Friday, July 4, 2014
Recipe: Strawberry Rhubarb Crumble
I look forward to making this dessert every summer. I troll the farmer's markets carefully, always on the prowl for bright red rhubarb stalks that my grocery store never carries. I can usually spot one or two stands at the market who offer it, and usually the rhubarb is right next to the bright red, plump, and juicy strawberries that nature intended it to go with.
Okay, maybe this recipe isn't inspired by the heavens, but it's pretty close to perfect - and the fact that I can only have it a handful of times each summer just makes it all the sweeter!
3/4 cup of flour
2/3 cup of sugar, plus 1/2 cup
large pinch of salt
6 tbsps unsalted butter
1/2 cup old fashioned oats
1/2 cup coarsely chopped almonds or walnuts
1/2 tsp vanilla extract
1 pound of strawberries, hulled and quartered (about 3.5 cups)

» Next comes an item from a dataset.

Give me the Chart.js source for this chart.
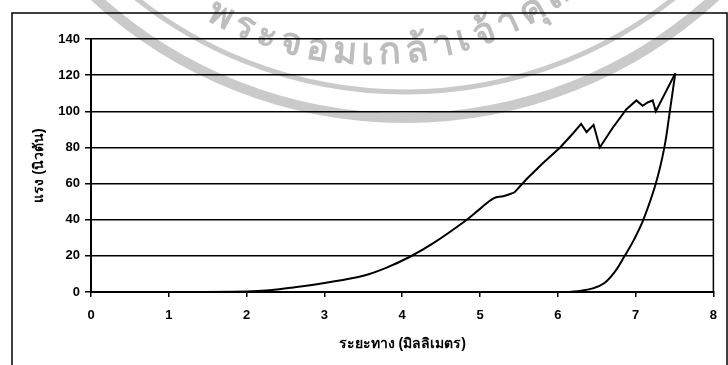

12 ounces of rhubarb, ends trimmed, chopped
In a mixing bowl, combine the flour, 2/3 cup of sugar, and salt. Add the butter to the mixture, blending in with your fingertips until the mixture is clumpy. Mix in the oats and nuts.
Preheat the oven to 375.
In a separate mixing bowl, add the remaining 1/2 cup of sugar and vanilla extract. Mix well. Add the strawberries and rhubarb and toss to coat with the sugar mixture.
Scrape the fruit into your baking dish until it covers the bottom evenly. Sprinkle the oat topping evenly on top.
Bake until the filling bubbles up and over the oat topping, about 45 minutes.
Let cool for 15 minutes. Serve with ice cream.